The Supreme Court Determines That There Are No Special Evidentiary Limitations When a Patent Applicant Sues the Patent Office to Obtain a Patent
If an applicant for a patent is dissatisfied with an examiner’s final decision, then the applicant can appeal the decision to the in-house administrative tribunal of the U.S. Patent and Trademark Office (USPTO), which is known as the Patent Trial and Appeal Board (PTAB). If the applicant is dissatisfied with the PTAB decision, the applicant can appeal, directly, to the U.S. Court of Appeals for the Federal Circuit.
Alternatively, the applicant can sue the USPTO Director in the U.S. District Court for the Eastern District of Virginia (EDVA). The primary motivation for suing the USPTO Director in the EDVA is that the applicant can present additional evidence to the district-court judge that may not have been considered by the examiner or by the PTAB.
The Kappos Decision
In Kappos v. Hyatt, ___ U.S. ___, 132 S. Ct. 1690 (2012), the Supreme Court resolved two issues relating to such lawsuits. First, the Court considered whether there were any special evidentiary limitations in such lawsuits. Second, the Court considered what standard of review should be applied to such actions.
The Court concluded that there are no evidentiary restrictions beyond those already imposed by the Federal Rules of Evidence and the Federal Rules of Civil Procedure with respect to the first issue. The Court concluded that a district-court judge does not need to give the examiner’s decision or the PTAB’s decision any deference when new evidence is presented on a disputed question of fact. The Court also found that the judge can consider whether the applicant had an opportunity to present the evidence to the USPTO. As indicated below, the legal issues presented in the Kappos decision are not the most interesting aspect of the case.
The interesting aspect of the Kappos case is the plaintiff and his patent portfolio, Gilbert Hyatt. He is the inventor of a single-chip microcomputer in the 1960s and reportedly licensed his invention for more than $150 million.
Hyatt has been named as an inventor on at least 70 issued patents. As of late 2014, he purportedly had 399 patent applications pending before the USPTO, many of which had been filed in 1960s. The applications are believed to have over 100,000 patent claims that will have to be examined before the USPTO can decide whether to allow them to issue.

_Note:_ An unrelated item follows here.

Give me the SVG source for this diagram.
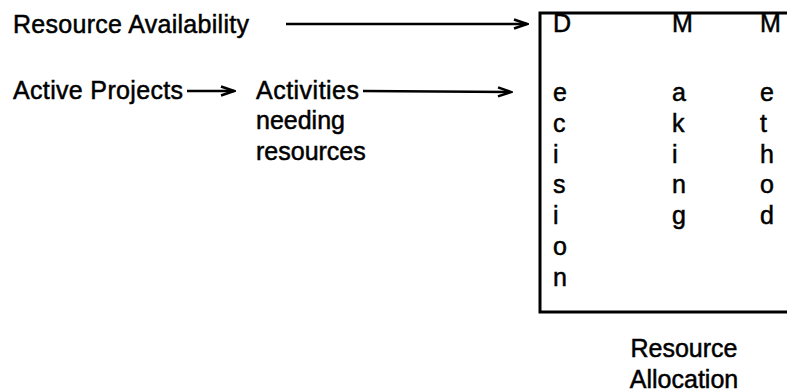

Hyatt has been no stranger to litigation. He has sued the State of California for harassing him for tax payments after he moved to Nevada. In 2008, he obtained a jury verdict for $388 million in that case. The Supreme Court vacated the judgment on April 19, 2016. Hyatt has also sued the USPTO at least two more times since the Supreme Court decided the Kappos case in an effort to force the USPTO to act on his pending patent applications. It is possible that these cases could reach the Supreme Court in the future.